Tucson-based Raytheon Missile Systems is working to pack more of its Tomahawk cruise missiles into U.S. submarines, just in time to avert a potentially large gap in the fleet’s arsenal.
Raytheon is helping General Dynamics’ Electric Boat division develop a new payload module for future Virginia-class fast-attack submarines that will triple the number of Tomahawks the subs can carry.
Made in Tucson and costing about $1.5 million per copy, the Tomahawk is the Navy’s main conventional deep-strike weapon and is fired by surface ships and submarines to destroy high-value targets with lethal precision.
The nation’s current fleet of 13 Virginia-class nuclear-powered subs features 12 individual vertical launch tubes, each with its own little door holding one Tomahawk, said David Adams, senior Tomahawk program manager for Raytheon Missile Systems.
“They’ve found that it’s expensive, it’s harder to maintain that way,” Adams said.
Electric Boat and Raytheon developed a design to replace those individual launchers with two larger launch tubes, each holding six Tomahawks and potentially larger weapons or undersea vehicles.
“This Virginia payload tube was an evolution to that — they said, ‘hey, let’s create a six-pack of Tomahawks that would fit in a larger diameter (launcher),” Adams said.
The new launcher design takes up less space, uses less material and has some operational advantages as well, he said.
The new launch tubes are going into the Virginia-class Block III submarines, four of eight of which have been delivered.
Last week, the U.S. Navy test-fired two Tomahawks for the first time from the new launch tubes on the Virginia-class fast-attack sub USS North Dakota, the first Block III submarine built.
But bigger things are planned for the future versions of the Virginia class.
For the Virginia Block V versions and beyond, Electric Boat and Raytheon are developing a new mid-hull missile module that will also add four of the larger launch tubes — each capable of carrying seven Tomahawks.
That will increase the number of launch-ready Tomahawks the subs can carry from 12 to 40 missiles.

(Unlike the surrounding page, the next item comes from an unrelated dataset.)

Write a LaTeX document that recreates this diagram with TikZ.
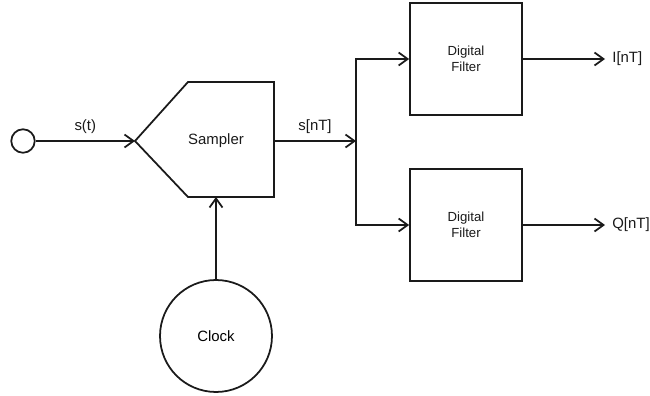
\documentclass[tikz,border=0pt]{standalone}
\usepackage{fontspec}
\setmainfont{Liberation Sans}
\usetikzlibrary{arrows.meta,positioning,calc}
\definecolor{ink}{HTML}{1A1A1A}
\tikzset{
  wire/.style={ink,line width=1pt,-{Straight Barb[length=1.8mm,width=2.6mm]}},
  blk/.style={draw=ink,line width=1pt,minimum width=2.24cm,minimum height=2.24cm,
              align=center,font=\fontsize{7.5}{9}\selectfont,text=ink},
  lbl/.style={font=\fontsize{8.5}{10}\selectfont,text=ink,inner sep=0pt}
}

\begin{document}
\begin{tikzpicture}[x=0.02cm,y=-0.02cm]
  \useasboundingbox (0,0) rectangle (650,396);

  % source and sampler
  \node[circle,draw=ink,line width=1pt,minimum size=0.47cm,inner sep=0pt] (src) at (23,141) {};
  \node[lbl] (sampler) at (216,141) {Sampler};
  \coordinate (tip) at (135,141);
  \coordinate (stl) at (188,82);
  \coordinate (str) at (274,82);
  \coordinate (sbr) at (274,197);
  \coordinate (sbl) at (188,197);
  \coordinate (sout) at (274,141);
  \coordinate (sbot) at (216,197);
  \draw[ink,line width=1pt] (tip) -- (stl) -- (str) -- (sbr) -- (sbl) -- cycle;
  \node[circle,draw=ink,line width=1pt,minimum size=2.24cm,inner sep=0pt,
        font=\fontsize{8.5}{10}\selectfont] (clock) at (216,336) {Clock};

  % filters
  \node[blk] (filtI) at (466,59) {Digital\\Filter};
  \node[blk] (filtQ) at (466,225) {Digital\\Filter};
  \coordinate (split) at (356,141);
  \coordinate (outI) at (605,59);
  \coordinate (outQ) at (605,225);
  \node[lbl,anchor=west] (nI) at (612,59) {I[nT]};
  \node[lbl,anchor=west] (nQ) at (612,225) {Q[nT]};

  % connectors
  \draw[wire] (src) -- node[lbl,above=3.5pt] (st) {s(t)} (tip);
  \draw[wire] (clock) -- (sbot);
  \draw[wire] (sout) -- node[lbl,above=3.5pt] (snt) {s[nT]} (split);
  \draw[wire] (split) |- (filtI.west);
  \draw[wire] (split) |- (filtQ.west);
  \draw[wire] (filtI) -- (outI);
  \draw[wire] (filtQ) -- (outQ);
\end{tikzpicture}
\end{document}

While today, that would greatly increase the Navy’s Tomahawk launch capacity, the increase will come just in time to replace Tomahawks expected to be lost because of the planned retirement of another type of U.S. submarine.
Starting in the 2020s, the Navy plans to start retiring four large Ohio-class guided-missile submarines — the largest in the U.S. fleet — each able to fire up to 154 Tomahawk missiles.
The four Ohio-class subs — the USS Ohio, USS Michigan, USS Florida and USS Georgia — were originally nuclear-armed ballistic missile subs before being converted to conventionally armed guided-missile subs in the 2000s. (All Tomahawks are conventionally armed since the nuclear version was phased out.)
The Ohio-class submarines are scheduled to be replaced by a new ballistic-missile sub, the Columbia Class, starting around 2031. But in the meantime, the newer Virginia submarines will take up most of the slack.
“The Virginia class is helping replace that (Tomahawk capacity), with an eye toward the loss of those Ohio-class subs, and the Columbias which will be replacing those Ohios pretty much on a one-for-one basis,” Adams said.
“The Columbia class will have pretty substantial capacity of Tomahawk-capable missile tubes,” he said, adding that by the time the Ohios retire, there will be a small net decrease in Tomahawk capacity.
While work on the Virginia Tomahawk upgrades is led by Electric Boat and doesn’t represent a big contract opportunity for Raytheon, it’s important work that continues a tradition of constant technology evolution for the Tomahawk, which has been fired in combat more than 2,300 times.
“Tomahawk is a very dynamic program with evolution and development in multiple dimensions, and some are in the weapon itself and some have to do with the platforms where we’re deployed,” Adams said.
With latest Tomahawk Block IV, the Navy and Raytheon have improved the weapon’s communications and navigation capabilities, while adding a multi-mode seeker so it can hit high-value moving targets at sea.
Those upgraded Tomahawks are on track to deploy beginning in 2019 and are expected to be in the Navy arsenal beyond 2040.